• _What the task requires_
Transcribe every line exactly. Leave the pictures behind.

• _Raw data_
========

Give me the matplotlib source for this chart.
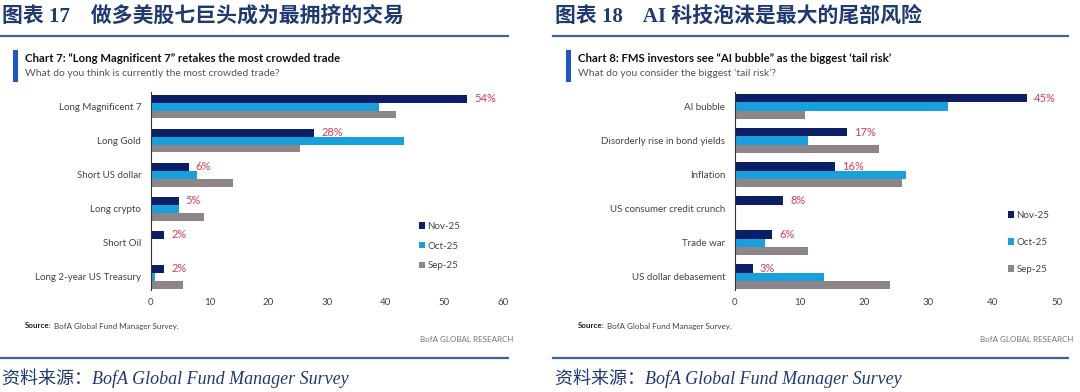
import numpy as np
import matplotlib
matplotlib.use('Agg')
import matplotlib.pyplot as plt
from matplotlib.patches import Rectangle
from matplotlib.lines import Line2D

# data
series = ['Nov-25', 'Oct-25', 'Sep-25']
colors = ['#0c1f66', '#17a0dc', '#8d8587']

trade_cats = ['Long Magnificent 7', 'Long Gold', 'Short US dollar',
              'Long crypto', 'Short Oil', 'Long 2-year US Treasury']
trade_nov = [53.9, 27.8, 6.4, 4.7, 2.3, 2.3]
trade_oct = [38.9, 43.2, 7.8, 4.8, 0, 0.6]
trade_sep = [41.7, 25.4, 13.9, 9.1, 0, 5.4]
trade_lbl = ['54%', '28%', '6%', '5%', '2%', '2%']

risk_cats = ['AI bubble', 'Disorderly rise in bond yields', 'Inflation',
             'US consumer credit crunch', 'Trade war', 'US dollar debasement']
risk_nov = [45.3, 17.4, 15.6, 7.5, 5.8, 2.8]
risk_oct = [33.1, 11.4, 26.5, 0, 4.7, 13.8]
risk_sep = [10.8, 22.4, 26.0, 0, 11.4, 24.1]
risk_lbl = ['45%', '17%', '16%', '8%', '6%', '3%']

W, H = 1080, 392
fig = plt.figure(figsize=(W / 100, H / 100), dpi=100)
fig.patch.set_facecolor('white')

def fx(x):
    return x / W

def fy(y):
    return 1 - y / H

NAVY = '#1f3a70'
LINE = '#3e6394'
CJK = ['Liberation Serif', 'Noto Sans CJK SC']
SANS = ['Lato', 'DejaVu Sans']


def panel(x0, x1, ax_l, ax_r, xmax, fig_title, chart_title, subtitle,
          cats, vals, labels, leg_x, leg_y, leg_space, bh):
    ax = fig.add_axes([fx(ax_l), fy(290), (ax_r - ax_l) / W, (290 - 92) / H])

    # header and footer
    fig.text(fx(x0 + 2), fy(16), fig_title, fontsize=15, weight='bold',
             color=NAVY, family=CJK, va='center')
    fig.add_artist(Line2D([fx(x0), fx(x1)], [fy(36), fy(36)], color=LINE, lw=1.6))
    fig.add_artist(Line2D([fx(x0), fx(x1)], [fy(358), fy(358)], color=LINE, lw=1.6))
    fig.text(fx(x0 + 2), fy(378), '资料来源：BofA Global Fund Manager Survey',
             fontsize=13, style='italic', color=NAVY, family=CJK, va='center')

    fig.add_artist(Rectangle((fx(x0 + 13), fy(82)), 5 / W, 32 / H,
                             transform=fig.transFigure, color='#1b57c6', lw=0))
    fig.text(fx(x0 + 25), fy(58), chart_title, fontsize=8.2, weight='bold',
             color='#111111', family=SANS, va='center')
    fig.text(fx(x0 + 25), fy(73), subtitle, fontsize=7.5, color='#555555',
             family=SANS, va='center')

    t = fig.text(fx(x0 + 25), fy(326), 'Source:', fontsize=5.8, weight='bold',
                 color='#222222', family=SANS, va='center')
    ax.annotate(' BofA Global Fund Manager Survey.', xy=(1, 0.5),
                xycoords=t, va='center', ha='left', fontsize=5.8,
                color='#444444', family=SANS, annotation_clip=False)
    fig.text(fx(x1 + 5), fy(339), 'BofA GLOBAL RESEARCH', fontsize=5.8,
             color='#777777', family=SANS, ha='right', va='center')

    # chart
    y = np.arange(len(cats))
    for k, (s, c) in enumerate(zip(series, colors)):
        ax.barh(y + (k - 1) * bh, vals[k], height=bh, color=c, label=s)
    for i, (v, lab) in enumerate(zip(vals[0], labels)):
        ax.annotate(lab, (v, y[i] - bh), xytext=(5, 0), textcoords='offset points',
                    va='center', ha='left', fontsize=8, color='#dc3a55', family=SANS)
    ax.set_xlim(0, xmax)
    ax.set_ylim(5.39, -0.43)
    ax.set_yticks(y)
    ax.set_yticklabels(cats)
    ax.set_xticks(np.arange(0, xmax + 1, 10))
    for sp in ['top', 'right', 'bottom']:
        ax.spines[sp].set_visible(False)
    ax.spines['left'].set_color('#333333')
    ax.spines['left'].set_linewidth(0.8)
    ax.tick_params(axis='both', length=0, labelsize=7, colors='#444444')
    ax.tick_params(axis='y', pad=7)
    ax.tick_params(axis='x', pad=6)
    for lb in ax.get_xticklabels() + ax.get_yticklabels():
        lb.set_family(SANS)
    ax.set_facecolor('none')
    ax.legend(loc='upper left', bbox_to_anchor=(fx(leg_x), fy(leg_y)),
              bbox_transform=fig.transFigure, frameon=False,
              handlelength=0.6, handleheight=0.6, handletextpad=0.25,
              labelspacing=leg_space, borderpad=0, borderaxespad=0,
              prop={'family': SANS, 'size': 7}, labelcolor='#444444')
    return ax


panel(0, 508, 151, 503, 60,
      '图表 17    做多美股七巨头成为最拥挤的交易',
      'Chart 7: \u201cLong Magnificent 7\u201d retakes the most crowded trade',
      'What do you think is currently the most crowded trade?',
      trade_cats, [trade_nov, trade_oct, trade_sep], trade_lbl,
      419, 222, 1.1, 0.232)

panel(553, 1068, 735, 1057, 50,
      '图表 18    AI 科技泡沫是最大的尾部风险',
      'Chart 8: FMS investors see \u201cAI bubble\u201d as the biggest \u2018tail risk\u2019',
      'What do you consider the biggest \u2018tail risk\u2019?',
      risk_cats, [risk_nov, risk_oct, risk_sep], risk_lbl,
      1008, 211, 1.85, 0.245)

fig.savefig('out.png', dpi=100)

========

• _Solution to this exercise_
Give me the matplotlib source for this chart.
import numpy as np
import matplotlib
matplotlib.use('Agg')
import matplotlib.pyplot as plt
from matplotlib.patches import Rectangle
from matplotlib.lines import Line2D

# data
series = ['Nov-25', 'Oct-25', 'Sep-25']
colors = ['#0c1f66', '#17a0dc', '#8d8587']

trade_cats = ['Long Magnificent 7', 'Long Gold', 'Short US dollar',
              'Long crypto', 'Short Oil', 'Long 2-year US Treasury']
trade_nov = [53.9, 27.8, 6.4, 4.7, 2.3, 2.3]
trade_oct = [38.9, 43.2, 7.8, 4.8, 0, 0.6]
trade_sep = [41.7, 25.4, 13.9, 9.1, 0, 5.4]
trade_lbl = ['54%', '28%', '6%', '5%', '2%', '2%']

risk_cats = ['AI bubble', 'Disorderly rise in bond yields', 'Inflation',
             'US consumer credit crunch', 'Trade war', 'US dollar debasement']
risk_nov = [45.3, 17.4, 15.6, 7.5, 5.8, 2.8]
risk_oct = [33.1, 11.4, 26.5, 0, 4.7, 13.8]
risk_sep = [10.8, 22.4, 26.0, 0, 11.4, 24.1]
risk_lbl = ['45%', '17%', '16%', '8%', '6%', '3%']

W, H = 1080, 392
fig = plt.figure(figsize=(W / 100, H / 100), dpi=100)
fig.patch.set_facecolor('white')

def fx(x):
    return x / W

def fy(y):
    return 1 - y / H

NAVY = '#1f3a70'
LINE = '#3e6394'
CJK = ['Liberation Serif', 'Noto Sans CJK SC']
SANS = ['Lato', 'DejaVu Sans']


def panel(x0, x1, ax_l, ax_r, xmax, fig_title, chart_title, subtitle,
          cats, vals, labels, leg_x, leg_y, leg_space, bh):
    ax = fig.add_axes([fx(ax_l), fy(290), (ax_r - ax_l) / W, (290 - 92) / H])

    # header and footer
    fig.text(fx(x0 + 2), fy(16), fig_title, fontsize=15, weight='bold',
             color=NAVY, family=CJK, va='center')
    fig.add_artist(Line2D([fx(x0), fx(x1)], [fy(36), fy(36)], color=LINE, lw=1.6))
    fig.add_artist(Line2D([fx(x0), fx(x1)], [fy(358), fy(358)], color=LINE, lw=1.6))
    fig.text(fx(x0 + 2), fy(378), '资料来源：BofA Global Fund Manager Survey',
             fontsize=13, style='italic', color=NAVY, family=CJK, va='center')

    fig.add_artist(Rectangle((fx(x0 + 13), fy(82)), 5 / W, 32 / H,
                             transform=fig.transFigure, color='#1b57c6', lw=0))
    fig.text(fx(x0 + 25), fy(58), chart_title, fontsize=8.2, weight='bold',
             color='#111111', family=SANS, va='center')
    fig.text(fx(x0 + 25), fy(73), subtitle, fontsize=7.5, color='#555555',
             family=SANS, va='center')

    t = fig.text(fx(x0 + 25), fy(326), 'Source:', fontsize=5.8, weight='bold',
                 color='#222222', family=SANS, va='center')
    ax.annotate(' BofA Global Fund Manager Survey.', xy=(1, 0.5),
                xycoords=t, va='center', ha='left', fontsize=5.8,
                color='#444444', family=SANS, annotation_clip=False)
    fig.text(fx(x1 + 5), fy(339), 'BofA GLOBAL RESEARCH', fontsize=5.8,
             color='#777777', family=SANS, ha='right', va='center')

    # chart
    y = np.arange(len(cats))
    for k, (s, c) in enumerate(zip(series, colors)):
        ax.barh(y + (k - 1) * bh, vals[k], height=bh, color=c, label=s)
    for i, (v, lab) in enumerate(zip(vals[0], labels)):
        ax.annotate(lab, (v, y[i] - bh), xytext=(5, 0), textcoords='offset points',
                    va='center', ha='left', fontsize=8, color='#dc3a55', family=SANS)
    ax.set_xlim(0, xmax)
    ax.set_ylim(5.39, -0.43)
    ax.set_yticks(y)
    ax.set_yticklabels(cats)
    ax.set_xticks(np.arange(0, xmax + 1, 10))
    for sp in ['top', 'right', 'bottom']:
        ax.spines[sp].set_visible(False)
    ax.spines['left'].set_color('#333333')
    ax.spines['left'].set_linewidth(0.8)
    ax.tick_params(axis='both', length=0, labelsize=7, colors='#444444')
    ax.tick_params(axis='y', pad=7)
    ax.tick_params(axis='x', pad=6)
    for lb in ax.get_xticklabels() + ax.get_yticklabels():
        lb.set_family(SANS)
    ax.set_facecolor('none')
    ax.legend(loc='upper left', bbox_to_anchor=(fx(leg_x), fy(leg_y)),
              bbox_transform=fig.transFigure, frameon=False,
              handlelength=0.6, handleheight=0.6, handletextpad=0.25,
              labelspacing=leg_space, borderpad=0, borderaxespad=0,
              prop={'family': SANS, 'size': 7}, labelcolor='#444444')
    return ax


panel(0, 508, 151, 503, 60,
      '图表 17    做多美股七巨头成为最拥挤的交易',
      'Chart 7: \u201cLong Magnificent 7\u201d retakes the most crowded trade',
      'What do you think is currently the most crowded trade?',
      trade_cats, [trade_nov, trade_oct, trade_sep], trade_lbl,
      419, 222, 1.1, 0.232)

panel(553, 1068, 735, 1057, 50,
      '图表 18    AI 科技泡沫是最大的尾部风险',
      'Chart 8: FMS investors see \u201cAI bubble\u201d as the biggest \u2018tail risk\u2019',
      'What do you consider the biggest \u2018tail risk\u2019?',
      risk_cats, [risk_nov, risk_oct, risk_sep], risk_lbl,
      1008, 211, 1.85, 0.245)

fig.savefig('out.png', dpi=100)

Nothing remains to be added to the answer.